"For our research to survive, we have to do commercial work. We can't get round it," said Auckland's deputy vice-chancellor (research), Professor Tom Barnes.
But he said most of the commercial successes that had come out of the university, such as its computer model of the human heart, originated from non-commercial research.
The driving force on both sides of the university's research funding is its medical school, which accounted for 59 per cent of public funding and 57 per cent of commercial funding last year. The school's commercial funds jumped from $10.8 million to $24.5 million in the past four years.
The major private funders are multinational pharmaceutical companies, which paid the university $10.8 million for research last year.
The top private spenders were France's Servier Laboratories and US companies Warner Lambert, Bristol Meyers Squibb and Pharmacia and Upjohn.
Total university funding from foreign sources was $12.3 million.

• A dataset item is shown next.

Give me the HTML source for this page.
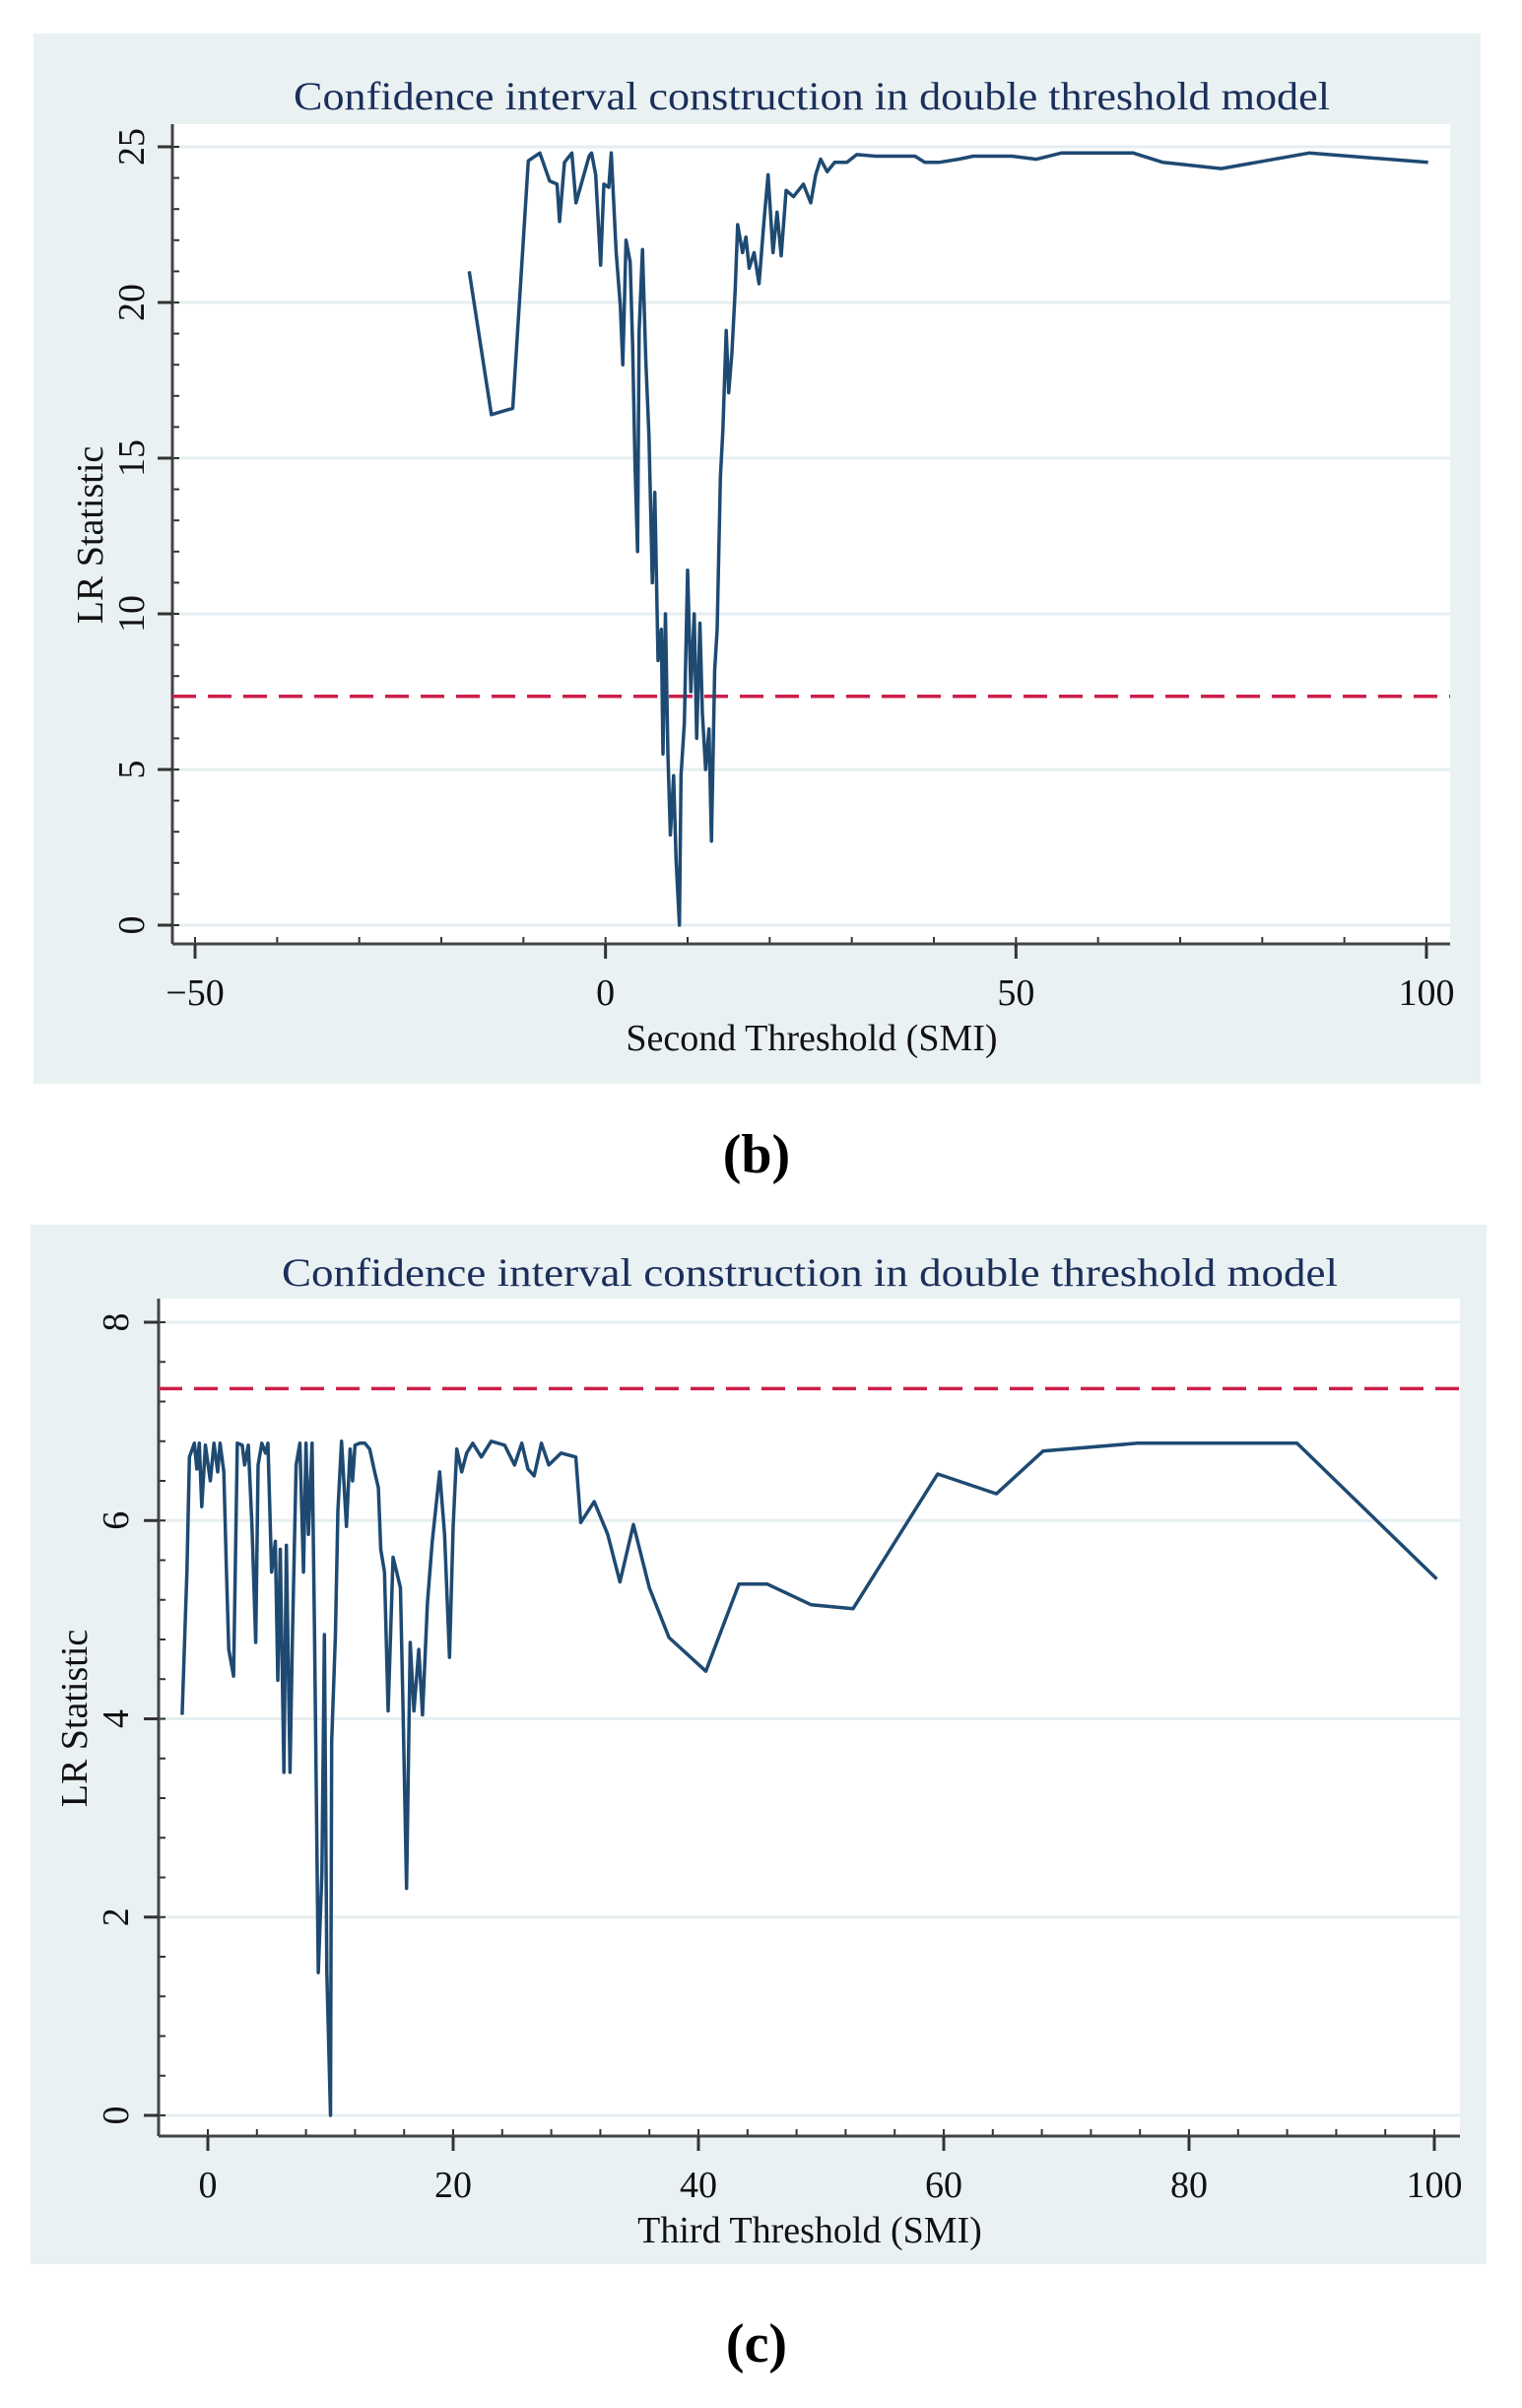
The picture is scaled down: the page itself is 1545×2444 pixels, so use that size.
<!DOCTYPE html>
<html><head><meta charset="utf-8"><style>
html,body{margin:0;padding:0;background:#fff;}
svg{display:block;}
text{font-family:"Liberation Serif",serif;}
</style></head><body>
<svg id="svg" width="1545" height="2444" viewBox="0 0 1545 2444" xmlns="http://www.w3.org/2000/svg">
<text x="768" y="1190" font-size="56" font-weight="bold" text-anchor="middle" fill="#000">(b)</text>
<text x="768" y="2397" font-size="56" font-weight="bold" text-anchor="middle" fill="#000">(c)</text>
</svg>
<script>
// ---- Panel b data ----
const bX = [-16.6,-13.9,-11.3,-9.4,-8,-6.8,-5.9,-5.6,-5,-4.1,-3.6,-2,-1.7,-1.2,-0.6,-0.2,0.4,0.7,1.3,1.8,2.1,2.5,3,3.3,3.6,3.9,4.1,4.5,4.9,5.3,5.7,6,6.4,6.8,7,7.3,7.6,7.9,8.3,8.6,9,9.2,9.6,10,10.4,10.8,11.1,11.5,11.8,12.2,12.6,12.9,13.3,13.6,14,14.3,14.7,15,15.4,15.8,16.1,16.7,17.1,17.5,18.1,18.7,19.3,19.8,20.4,20.9,21.4,22,22.9,24.1,25,25.6,26.2,27,27.9,29.4,30.6,32.9,35.3,37.7,38.9,40.6,43,44.8,49.5,52.5,55.5,64.3,67.9,75,85.7,100.2];
const bY = [21.0,16.4,16.6,24.55,24.8,23.9,23.8,22.6,24.5,24.8,23.2,24.7,24.8,24.1,21.2,23.8,23.7,24.8,21.6,19.9,18,22,21.3,18.6,14.7,12,19.1,21.7,18.2,15.7,11,13.9,8.5,9.5,5.5,10,5.5,2.9,4.8,2.1,0,4.8,6.5,11.4,7.5,10,6,9.7,6.8,5,6.3,2.7,8.2,9.5,14.4,15.9,19.1,17.1,18.4,20.4,22.5,21.6,22.1,21.1,21.6,20.6,22.6,24.1,21.6,22.9,21.5,23.6,23.4,23.8,23.2,24.1,24.6,24.2,24.5,24.5,24.75,24.7,24.7,24.7,24.5,24.5,24.6,24.7,24.7,24.6,24.8,24.8,24.5,24.3,24.8,24.5];
const bXTicks = [-50,0,50,100];
const bYTicks = [0,5,10,15,20,25];
const bCrit = 7.35;
// ---- Panel c data ----
const cX = [-2.1,-1.7,-1.5,-1.1,-0.9,-0.7,-0.5,-0.2,0.2,0.5,0.8,1,1.3,1.5,1.7,2.1,2.4,2.8,3,3.3,3.6,3.9,4.1,4.4,4.7,4.9,5.2,5.5,5.7,5.9,6.2,6.4,6.7,6.9,7.2,7.5,7.8,8,8.2,8.5,8.7,9,9.3,9.5,9.7,10,10.1,10.4,10.6,10.9,11.3,11.6,11.8,12,12.4,12.8,13.2,13.6,13.9,14.1,14.4,14.7,15.1,15.4,15.7,15.9,16.2,16.5,16.8,17.2,17.5,17.9,18.3,18.9,19.3,19.7,20,20.3,20.7,21.1,21.6,22.3,23.1,24.2,25,25.6,26.1,26.6,27.2,27.8,28.8,30,30.4,31.5,32.6,33.6,34.7,36,37.6,40.6,43.3,45.6,49.2,52.6,59.5,64.3,68.1,75.8,88.8,100.2];
const cY = [4.04,5.5,6.64,6.78,6.52,6.78,6.14,6.76,6.4,6.78,6.49,6.78,6.49,5.55,4.7,4.43,6.78,6.76,6.56,6.76,5.94,4.77,6.56,6.78,6.68,6.78,5.48,5.79,4.39,5.71,3.46,5.75,3.46,4.85,6.56,6.78,5.48,6.78,5.86,6.78,4.85,1.44,2.45,4.85,1.44,0,3.77,4.85,6.1,6.8,5.94,6.72,6.4,6.76,6.78,6.78,6.72,6.49,6.33,5.71,5.48,4.08,5.63,5.48,5.32,4.16,2.29,4.77,4.08,4.7,4.04,5.17,5.79,6.49,5.86,4.62,5.94,6.72,6.49,6.68,6.78,6.64,6.8,6.76,6.56,6.78,6.52,6.45,6.78,6.56,6.68,6.64,5.98,6.19,5.86,5.38,5.96,5.32,4.82,4.48,5.36,5.36,5.15,5.11,6.47,6.27,6.7,6.78,6.78,5.41];
const cXTicks = [0,20,40,60,80,100];
const cYTicks = [0,2,4,6,8];
const cCrit = 7.33;

const NS='http://www.w3.org/2000/svg';
const svg=document.getElementById('svg');
function mk(tag,attrs,parent){const e=document.createElementNS(NS,tag);for(const k in attrs)e.setAttribute(k,attrs[k]);(parent||svg).appendChild(e);return e;}

function panel(o){
  const g=mk('g',{});
  
  
  const bg=mk('rect',{x:o.bg[0],y:o.bg[1],width:o.bg[2]-o.bg[0],height:o.bg[3]-o.bg[1],fill:'#eaf1f3'},g);
  
  
  const pa=mk('rect',{x:o.axX,y:o.plotTop,width:o.plotRight-o.axX,height:o.axY-o.plotTop,fill:'#fff'},g);
  
  
  const sx=v=>o.x0px+(v-o.x0)*(o.x1px-o.x0px)/(o.x1-o.x0);
  const sy=v=>o.y0px+(v-o.y0)*(o.y1px-o.y0px)/(o.y1-o.y0);
  o.yTicks.forEach(t=>{
    const l=mk('line',{x1:o.axX,x2:o.plotRight,y1:sy(t),y2:sy(t),stroke:'#e6eef1','stroke-width':3},g);
    
    
  });
  for(let v=o.y0;v<=o.y1+1e-9;v+=o.yMinor){
    mk('line',{x1:o.axX,x2:o.axX+7,y1:sy(v),y2:sy(v),stroke:'#333','stroke-width':2},g);
  }
  for(let v=o.xMinStart;v<=o.x1+1e-9;v+=o.xMinor){
    mk('line',{x1:sx(v),x2:sx(v),y1:o.axY,y2:o.axY-7,stroke:'#333','stroke-width':2},g);
  }
  const ya=mk('line',{x1:o.axX,x2:o.axX,y1:o.plotTop,y2:o.axY,stroke:'#444','stroke-width':3},g);
  
  
  const xa=mk('line',{x1:o.axX,x2:o.plotRight,y1:o.axY,y2:o.axY,stroke:'#444','stroke-width':3},g);
  
  
  o.yTicks.forEach(t=>{
    mk('line',{x1:o.axX-15,x2:o.axX,y1:sy(t),y2:sy(t),stroke:'#333','stroke-width':3},g);
    const tx=mk('text',{x:o.ylabX,y:sy(t),'font-size':38,'text-anchor':'middle',fill:'#111',transform:`rotate(-90 ${o.ylabX} ${sy(t)})`},g);
    tx.textContent=String(t);
    
    
  });
  o.xTicks.forEach(t=>{
    mk('line',{x1:sx(t),x2:sx(t),y1:o.axY,y2:o.axY+15,stroke:'#333','stroke-width':3},g);
    const tx=mk('text',{x:sx(t),y:o.xlabY,'font-size':38,'text-anchor':'middle',fill:'#111'},g);
    tx.textContent=(t<0?'\u2212'+(-t):String(t));
    
    
  });
  const cl=mk('line',{x1:o.axX,x2:o.plotRight,y1:sy(o.crit),y2:sy(o.crit),stroke:'#cc1f4a','stroke-width':3.5,'stroke-dasharray':'24 12'},g);
  
  
  const pts=o.xs.map((x,i)=>sx(x).toFixed(1)+','+sy(o.ys[i]).toFixed(1)).join(' ');
  const pl=mk('polyline',{points:pts,fill:'none',stroke:'#1e4a72','stroke-width':3.5,'stroke-linejoin':'round'},g);
  
  
  const ti=mk('text',{x:o.titleX,y:o.titleY,'font-size':40,'text-anchor':'middle',fill:'#1a2f5a',textLength:o.titleW,lengthAdjust:'spacingAndGlyphs'},g);
  ti.textContent='Confidence interval construction in double threshold model';
  
  
  const xt=mk('text',{x:o.xtX,y:o.xtY,'font-size':38,'text-anchor':'middle',fill:'#111'},g);
  xt.textContent=o.xtitle;
  
  
  const yt=mk('text',{x:o.ytX,y:o.ytY,'font-size':38,'text-anchor':'middle',fill:'#111',transform:`rotate(-90 ${o.ytX} ${o.ytY})`},g);
  yt.textContent='LR Statistic';
  
  
}

panel({id:'panel-b-chart',bg:[34,34,1503,1100],axX:175,axY:958,plotTop:126,plotRight:1472,
  x0:-50,x1:100,x0px:198,x1px:1448,y0:0,y1:25,y0px:939,y1px:149,
  yTicks:bYTicks,xTicks:bXTicks,yMinor:1,xMinor:10,xMinStart:-50,crit:bCrit,xs:bX,ys:bY,
  ylabX:146,xlabY:1020,titleX:824,titleY:111,titleW:1052,xtitle:'Second Threshold (SMI)',xtX:824,xtY:1066,ytX:104,ytY:543});
panel({id:'panel-c-chart',bg:[31,1243,1509,2298],axX:161,axY:2168,plotTop:1318,plotRight:1482,
  x0:0,x1:100,x0px:211,x1px:1456,y0:0,y1:8,y0px:2147,y1px:1342,
  yTicks:cYTicks,xTicks:cXTicks,yMinor:0.4,xMinor:4,xMinStart:0,crit:cCrit,xs:cX,ys:cY,
  ylabX:130,xlabY:2230,titleX:822,titleY:1305,titleW:1072,xtitle:'Third Threshold (SMI)',xtX:822,xtY:2276,ytX:88,ytY:1744});
</script>
</body></html>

However, the "commercial" research figure also includes contracts with Government agencies such as Pharmac and the ministries of Education and Health. University educationalists earned $4.5 million from contracts such as designing training courses for principals and for handling children with learning disabilities.
Surprisingly Otago University, though it has fewer students than Auckland, received more total research funding: $89.8 million, compared with Auckland's $84.6 million.
It received more from the Health Research Council ($19 million, Auckland $13.8 million), and about the same from other Government sources and charitable foundations such as the Cancer Society and the National Heart Foundation.
Its deputy vice-chancellor, Professor Ian Smith, said Otago also received between $5 million and $7 million from overseas sources, including the National Institutes of Health in the United States, Britain's Medical Research Council and Japan's Frontiers of Science.
Last year's figures for Massey University are not yet available, but in 2000 it received only $7 million in research funding from all Government grants and charities, and $31 million from "commercial" contracts.
Waikato University's total research income dropped slightly from $16.6 million in 2000 to $16.1 million, mainly because of a drop in overseas income from $2.9 million to just under $1 million.
Waikato's total "commercial" income of $8.3 million exceeded its Government and charitable grants of $7.9 million. But three-quarters of the "commercial" income was from Government departments.
Victoria University's commercial income was only $1.5 million, compared with Government and charitable grants of $8.7 million.
The Tertiary Education Advisory Commission recommended in November that a new system of "performance-based funding" should be introduced for the research component of bulk funding.
The commission proposed that performance should be measured by each university's ability to attract external research funding, its numbers of postgraduate students and the number of times its academics' publications are cited in other published works.
The universities have calculated that the formula would reinforce the dominance of Otago and Auckland.